Kuriozalna wypowiedź Zielińskiej
Tymczasem politycy PiS i PO przerzucają się odpowiedzialnością za obecną sytuację. Szczególna krytyka spadła na wiceminister klimatu i środowiska Urszulę Zielińską. Internauci przypomnieli, że w 2020 roku polityk Zielonych zamieściła w sieci wpis, w którym krytykowała budowę zbiornika retencyjnego Wielowieś Klasztorna.
Teraz europoseł Patryk Jaki przypomniał wypowiedź Zielińskiej dotyczącej budowy tamy. Padła ona w marcu ubiegłego roku podczas debaty zorganizowanej przez Polskę 2050. W wydarzeniu uczestniczył też Szymon Hołownia oraz inni politycy ówczesnej opozycji.
– Dzisiaj na świecie takich tam już nikt absolutnie nie radzi się nikomu budować, bo one zubożają społeczeństwo. Dlatego apeluję do państwa, żebyśmy nie mówili o tych budowlach jako o inwestycjach. To są dezinwestycje. To są sposoby na zubożenie naszego społeczeństwa – powiedziała Zielińska.
Burza po propozycji MKiŚ
Zarówno Urszula Zielińska, jak i minister klimatu i środowiska Paulina Hennig-Kloska od kilku dni znajdują się w ogniu krytyki. Szczególne oburzenie wywołała propozycja przeznaczenia ok. 100 mln zł na niskooprocentowane pożyczki na poziomie 1,5 proc. do 2,5 proc. na likwidację skutków powodzi.
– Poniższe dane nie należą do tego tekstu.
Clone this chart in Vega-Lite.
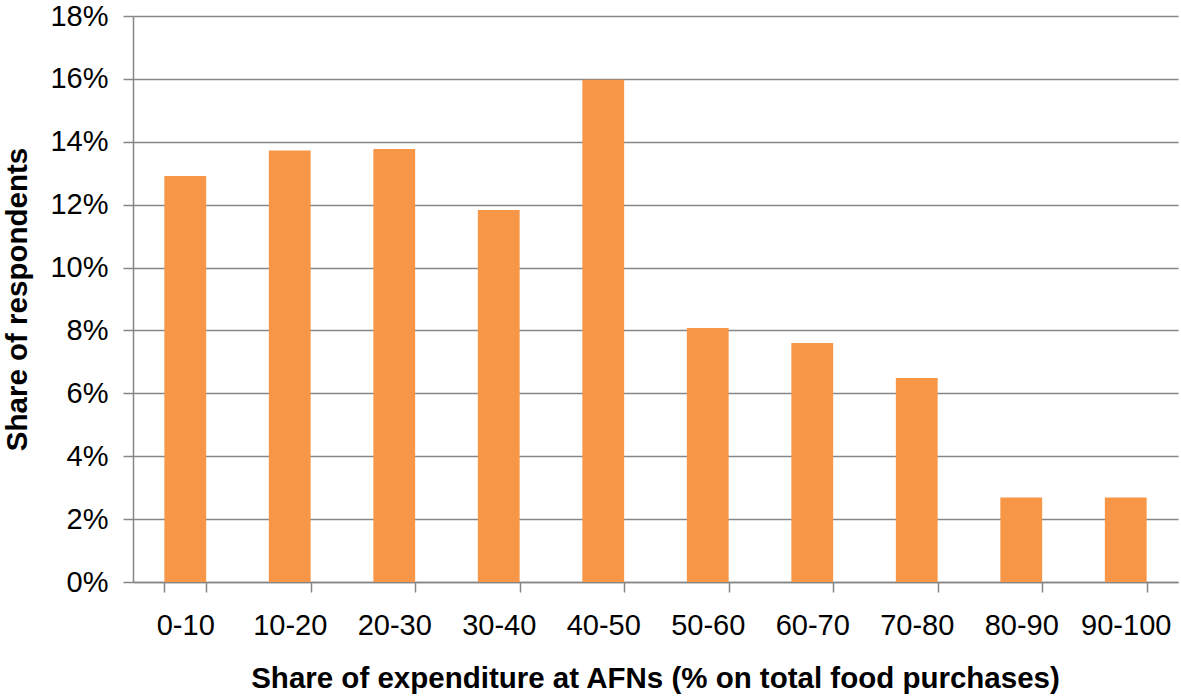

"Zero zdziwienia. Jak mówiła ich koleżanka partyjna Róża Graffin Von Thun: 'Jak wiadomo, tani kredyt jest najbardziej opłacalną rzeczą na świecie'" – wskazał poseł PiS Jan Kanthak.
"Czyli rząd chce ZAROBIĆ kilka procent na nieszczęściu ludzi, proponując POŻYCZKI?" – pyta Radosław Fogiel, także z PiS.